The completed engine is installed in the ex-police Model 19 Norton’s rigid frame that’s devoid of rear suspension, after its cradle was cut out and repositioned, and the front downtube bent forward for extra clearance. A set of custom engine plates completes the installation, after Fred took a photo of the frame with the engine fitted, printed it on A4 paper and then sketched in the tanks for Ben to make. “I always wanted it to be a rigid bike, so as to be more authentic,” explains Fred, “because I remember as a kid in the late 1950s and 60s the bobbers were all rigid back then. Triumph does a Bobber nowadays which looks rigid but isn’t, but I didn’t want to go down that street – I just wanted to keep it as it really was.”

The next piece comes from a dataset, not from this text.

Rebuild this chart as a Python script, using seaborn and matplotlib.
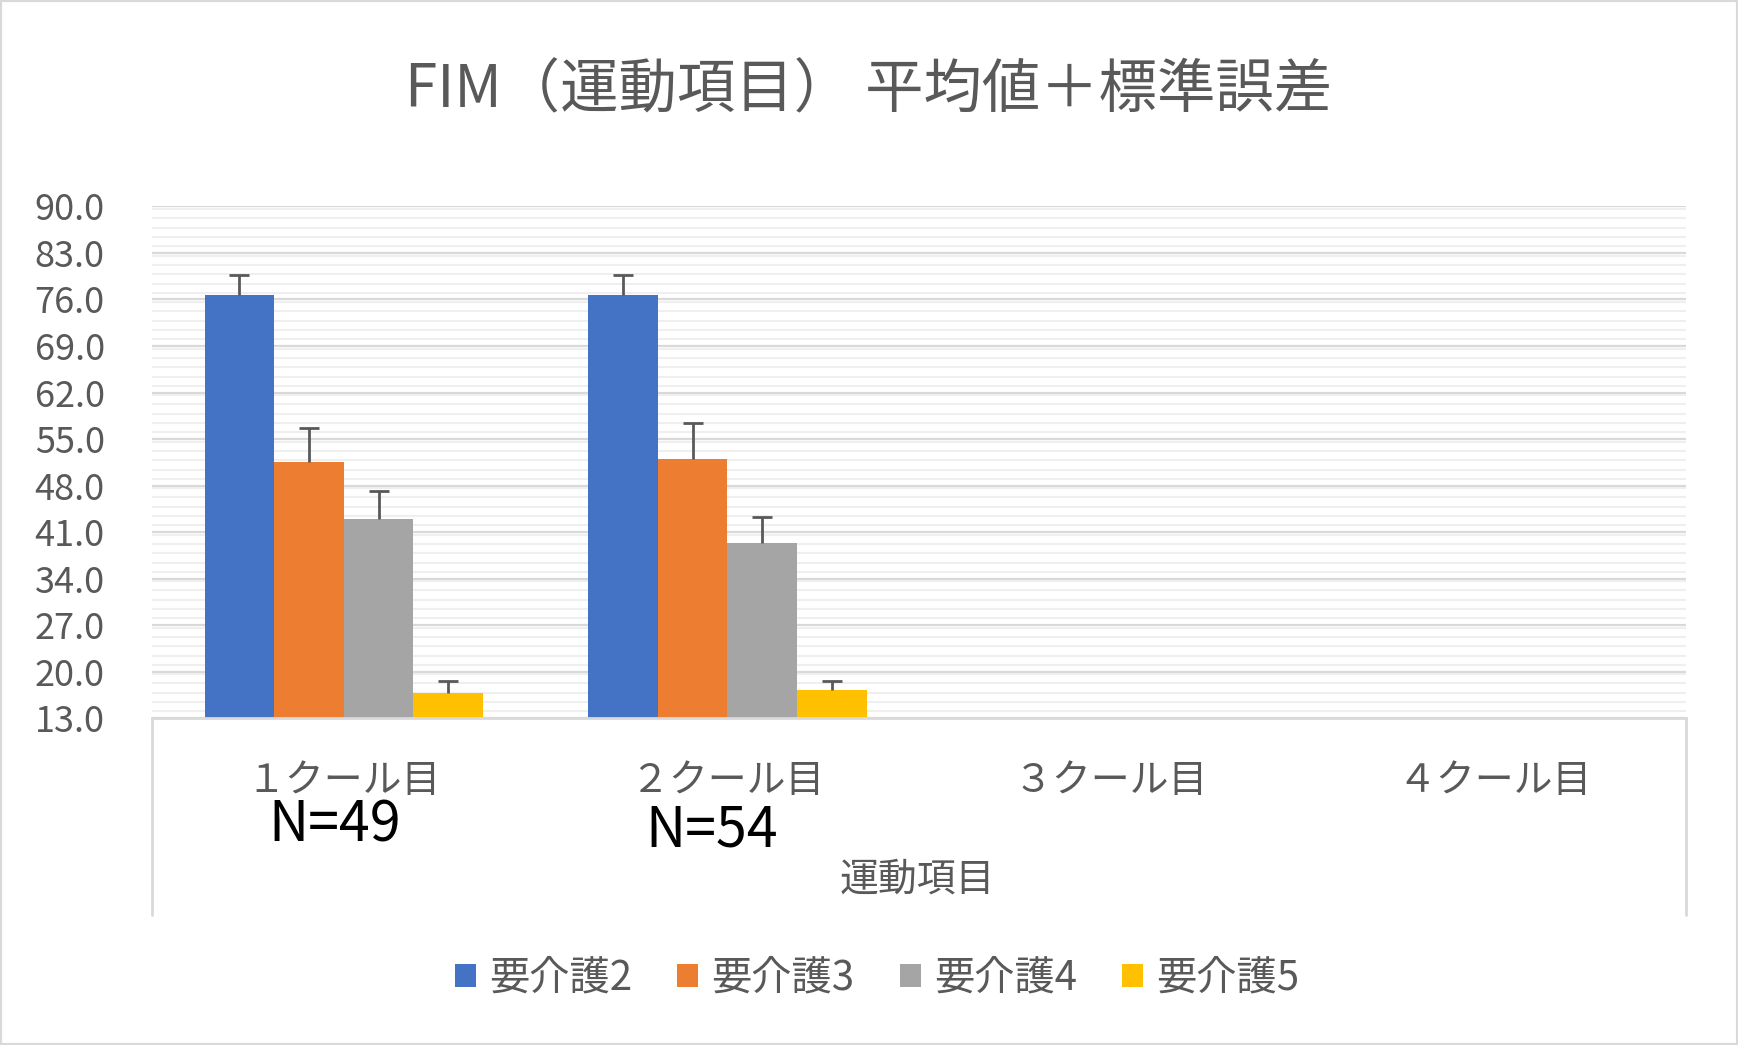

But why a 21 inch front wheel, Fred – especially since the choice of performance tyres is pretty limited? The Fredder carries a skinny 3.00 x 21 Avon Speedmaster Mk.II up front, matched to a slightly chunkier 4.00 x 19 Heidenau at the rear. “Basically, it’s for looks,” admits Fred, “but also to find a bit more ground clearance with the Manx engine sitting so low in the chassis, because it’s such a tall unit to squeeze in under the top frame tube. Weight distribution is the main thing on a special, and a lot of people overlook it, so then when they ride the bike after it’s complete, it won’t handle.

“I’ve been really fortunate – you know that phrase about standing on the shoulders of giants? Well, I’ve done that, because Barry Sheene taught me a lot about weight distribution, and some of the stuff he taught is actually in this bike. Barry raced my Manx with a four-kilo weight ballast on the front down tubes, whereas everyone else was trying to take weight off. I made sure the Fredder’s engine was in the right place at the stage we were modifying the Model 19 frame to suit the twincam motor, so thanks to Barry I reckon it handles okay. What did you think of it?”

Well, I actually had two chances at answering that question, after the Fredder made its public debut last June at the Goodwood Festival of Speed, where Fred used it as paddock transport. Pitted right next door to Team Walmsley in the Paddock, I couldn’t resist his invitation to give his creation a run on the Hill, and riding it down to the start gave me a strong clue I was going to enjoy this – it had brisk acceleration from low down as shown on the separate speedo and rev-counter sitting in the face of the fuel tank, in best Transatlantic style.